Tuesday, May 20, 2008

High Performance with High Integrity

A corporate president for whom I once worked called me into his office when I was promoted to General Counsel and told me that he expected me not only to be the chief legal officer, but to be the conscience of the organization; to not only come to him when I thought a potential action was illegal, but when I thought an action was wrong. Ben Heineman makes precisely this point about in-house counsel in a new book to be published next month.

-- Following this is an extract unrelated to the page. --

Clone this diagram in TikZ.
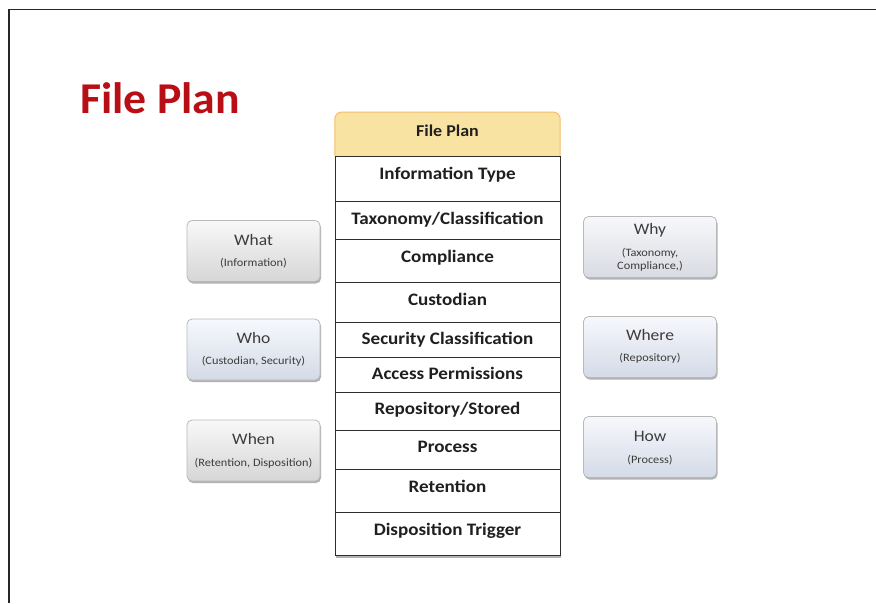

Ben Heineman, for those of you who don’t know him, was the General Counsel and later the Senior Vice President for Law and Public Policy at General Electric during the Jack Welch days. Ben, who I had the pleasure of retaining on behalf of my client when he was in private practice, retired from GE with his sterling reputation as one of the finest lawyers (in house or private practitioner) in the country intact. That in itself seems to be too much of a rarity these days, but to leave a corporation with a reputation as one of the most ethical practitioners in country, particularly when working for a CEO well known as one of the most aggressive in the country, is a feat indeed.
Ben’s book will be of keen interest to any in-house counsel. The title of Ben’s new book, High Performance with High Integrity, suggests that CEO’s and other high corporate officials would also do well to read this volume. The book, which will be published by Harvard Business Press, grew out of an April 2007 article that Ben wrote for the Harvard Business Review. According to a review of the book to be published in the June ACC Docket, Ben’s “main precept is that proper corporate governance is fundamentally the job of the CEO and senior managers, not the Board of Directors.” That strikes me, as one who practiced in-house for many years, as a reasonable belief. We know from our experience that even the most diligent Board of Directors can only hope to delve in-depth into a small number of the issues that corporate officers deal with on a daily basis.
And Heineman believes that pay should not only be linked to performance but to demonstrated integrity, as well. It will be interesting to see if Heineman suggests how corporations monitor and document integrity if it is be tied to pay. That strikes me as perhaps a difficult task.